Israel’s best-known satire program, Eretz Nehederet (Wonderful Country) recently showed incoming Justice Minister Ayelet Shaked binge-watching the American televisionseries The Good Wife, and practicing legal phrases like “Objection!” in a thick Israeli accent. It was meant to imply that Shaked, 39, previously a software engineer, is ill–suited for the crucial job as Justice Minister.
Shaked’s outspoken positions, including a Facebook post that was seen as encouraging killing Palestinian civilians during last summer’s fighting between Israel and the Islamist Hamas movement in Gaza, have sparked death threats against her, and the security services this week assigned her a full-time bodyguard. In her new role, she will decide which bills make it to the Knesset and will head the Judicial Selection Committee.
A member of the hardline Jewish Home party headed by Naftali Bennett, she is the only woman and the only non-Orthodox member of the eight incoming Knesset members for her party. She is 39, a mother of two, and has only been in the political arena since 2013 when she joined Bennett’s party.

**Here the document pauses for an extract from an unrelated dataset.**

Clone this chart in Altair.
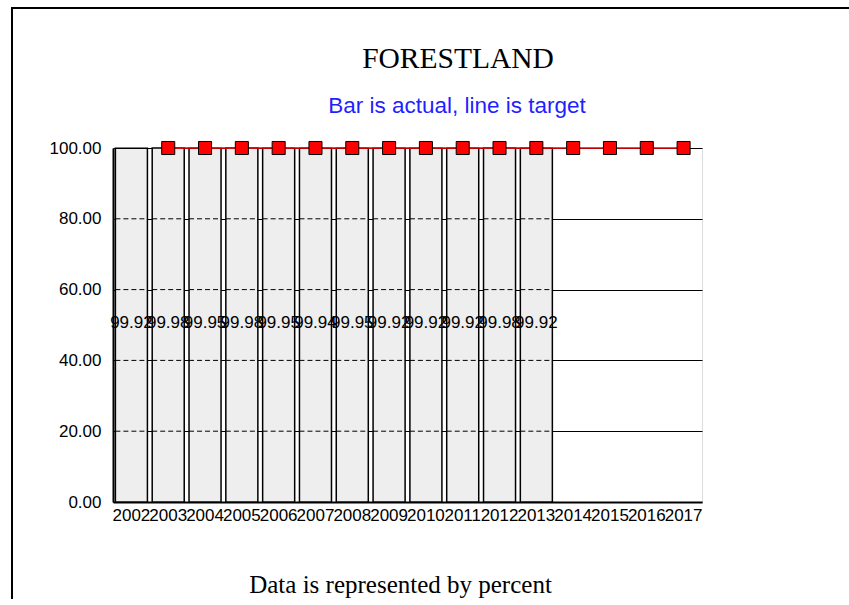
import altair as alt
import pandas as pd

# Categories on the x axis
years = ["2002", "2003", "2004", "2005", "2006", "2007", "2008", "2009",
         "2010", "2011", "2012", "2013", "2014", "2015", "2016", "2017"]

# Actual values (bars)
actual_years = ["2002", "2003", "2004", "2005", "2006", "2007",
                "2008", "2009", "2010", "2011", "2012", "2013"]
actual_values = [99.92, 99.98, 99.95, 99.98, 99.95, 99.94,
                 99.95, 99.92, 99.92, 99.92, 99.98, 99.92]

# Target values (line with square markers)
target_years = ["2003", "2004", "2005", "2006", "2007", "2008", "2009", "2010",
                "2011", "2012", "2013", "2014", "2015", "2016", "2017"]
target_values = [100, 100, 100, 100, 100, 100, 100, 100,
                 100, 100, 100, 100, 100, 100, 100]

grid_values = [20, 40, 60, 80]
y_ticks = [0, 20, 40, 60, 80, 100]

title_text = "FORESTLAND"
subtitle_text = "Bar is actual, line is target"

actual_df = pd.DataFrame({"year": actual_years, "value": actual_values})
target_df = pd.DataFrame({"year": target_years, "value": target_values})
grid_df = pd.DataFrame(
    [{"year": y, "g": g} for y in actual_years for g in grid_values]
)

SANS = "Liberation Sans"
SERIF = "Liberation Serif"

x_scale = alt.Scale(domain=years, paddingInner=0.13, paddingOuter=0.065)
y_scale = alt.Scale(domain=[0, 100], nice=False, zero=True)

x_axis = alt.Axis(
    labelAngle=0, labelFont=SANS, labelFontSize=17, labelColor="black",
    labelPadding=5, ticks=False, domainColor="black", domainWidth=2,
    grid=False, labelOverlap=False,
    title="Data is represented by percent", titleFont=SERIF,
    titleFontSize=25, titleFontWeight="normal", titleColor="black",
    titlePadding=49, titleX=287,
)
y_axis = alt.Axis(
    values=y_ticks, format=".2f", labelFont=SANS, labelFontSize=17,
    labelColor="black", labelPadding=12, ticks=False,
    domainColor="black", domainWidth=2, grid=True, gridColor="black",
    gridOpacity=1, gridWidth=1, title=None,
)

# Outer frame of the figure: left and top edges (the rest runs off the page)
frame_left = alt.Chart(alt.Data(values=[{}])).mark_rule(
    color="black", strokeWidth=2
).encode(x=alt.value(-101), y=alt.value(-141), y2=alt.value(1000))

frame_top = alt.Chart(alt.Data(values=[{}])).mark_rule(
    color="black", strokeWidth=2
).encode(x=alt.value(-102), x2=alt.value(1000), y=alt.value(-140))

# Heading and sub-heading above the plot
heading = alt.Chart(alt.Data(values=[{"t": title_text}])).mark_text(
    font=SERIF, fontSize=29.5, color="black", align="center",
    baseline="alphabetic"
).encode(x=alt.value(345), y=alt.value(-80), text="t:N")

subheading = alt.Chart(alt.Data(values=[{"t": subtitle_text}])).mark_text(
    font=SANS, fontSize=22.5, color="#1f1fff", align="center",
    baseline="alphabetic"
).encode(x=alt.value(344), y=alt.value(-35), text="t:N")

bars = alt.Chart(actual_df).mark_bar(
    fill="#eeeeee", stroke="black", strokeWidth=1.5
).encode(
    x=alt.X("year:N", scale=x_scale, axis=x_axis, sort=years),
    y=alt.Y("value:Q", scale=y_scale, axis=y_axis),
)

# Grid lines seen through the bars, drawn dashed
grid_over_bars = alt.Chart(grid_df).mark_rule(
    color="black", strokeWidth=1, strokeDash=[5, 3]
).encode(
    x=alt.X("year:N", bandPosition=0),
    x2=alt.X2("year", bandPosition=1),
    y=alt.Y("g:Q"),
)

labels = alt.Chart(actual_df).transform_calculate(
    mid="datum.value / 2"
).mark_text(
    font=SANS, fontSize=17, color="black", baseline="middle", dy=-2
).encode(
    x=alt.X("year:N"),
    y=alt.Y("mid:Q"),
    text=alt.Text("value:Q", format=".2f"),
)

line = alt.Chart(target_df).mark_line(
    color="#ff0000", strokeWidth=1.5, clip=False
).encode(
    x=alt.X("year:N"),
    y=alt.Y("value:Q"),
)

points = alt.Chart(target_df).mark_square(
    size=170, fill="#ff0000", stroke="black", strokeWidth=1,
    opacity=1, clip=False
).encode(
    x=alt.X("year:N"),
    y=alt.Y("value:Q"),
)

chart = alt.layer(
    frame_left, frame_top, heading, subheading,
    bars, grid_over_bars, labels, line, points
).properties(
    width=589,
    height=354,
    autosize=alt.AutoSizeParams(type="none"),
    padding={"left": 113, "top": 148, "right": 147, "bottom": 97},
).configure_view(
    stroke="black", strokeWidth=1.5
).configure(background="white")

chart.save("out.html", embed_options={"renderer": "svg", "actions": False})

The two of them go back a long way to Prime Minister Binyamin Netanyahu’s days in the opposition and according to the Israeli press, Shaked hired Bennett as Netanyahu’s chief of staff. Both have had a falling out with the Prime Minister, reportedly over his wife Sara Netanyahu.
Shaked’s outspokenness has sparked controversy, says Allison Kaplan Sommer, a journalist at Ha’aretz – controversy that has mainly focused on her gender.
“There has been an outside amount of attention being focused on her,” Kaplan Sommer told The Media Line. “In addition to being a young, up and coming politician, she is a woman, and an extremely attractive woman. She speaks with the kind of uncompromising extreme ideological stand that will cause a lot of attention.”
Shaked is one of 28 women in the incoming Knesset, the largest number to date. Unlike most of the other women parliamentarians, says Kaplan Sommer, she wears bright “almost preppy” dresses. She has supported the controversial “Jewish nation state” bill, which calls for the Israeli Supreme Court to give more weight to the Jewish character of the state of Israel, than to its democratic side.
Once sworn in, she will become only the third woman in Israel’s history to serve as Justice Minister. Her immediate predecessor is Tzippi Livni, a member of the opposition Zionist Union. Before Livni, Israel’s only female Prime Minister Golda Meir also served briefly as Justice Minister.
Israeli feminists say that criticism of Shaked’s policies are legitimate, but poking fun at her as a woman, is not.
“It’s disgusting,” Peggy Cidor, an Israeli feminist activist and journalist told The Media Line. “I don’t agree with any of her ideas, but I am ready to defend her because she is being attacked because of the fact that she is a woman and looks a certain way. Every woman should defend her on these grounds.”
At the same time Cidor, who is dovish politically, says she is concerned about Shaked’s positions.
“I think she wants to limit the power of the Supreme Court which would be a disaster,” she said.
Shaked has supported a bill that would allow the Knesset to overrule Supreme Court decisions in certain cases.
Shaked’s appointment as Justice Minister was finalized after party leader Bennett refused to join Netanyahu’s coalition unless Shaked got the job. Without Bennet, Netanyahu could not get a majority in the Israeli Knesset, and he gave in. Even with Jewish Home, his government will have just a one-seat majority and many analysts say it will not be able to serve its four-year term.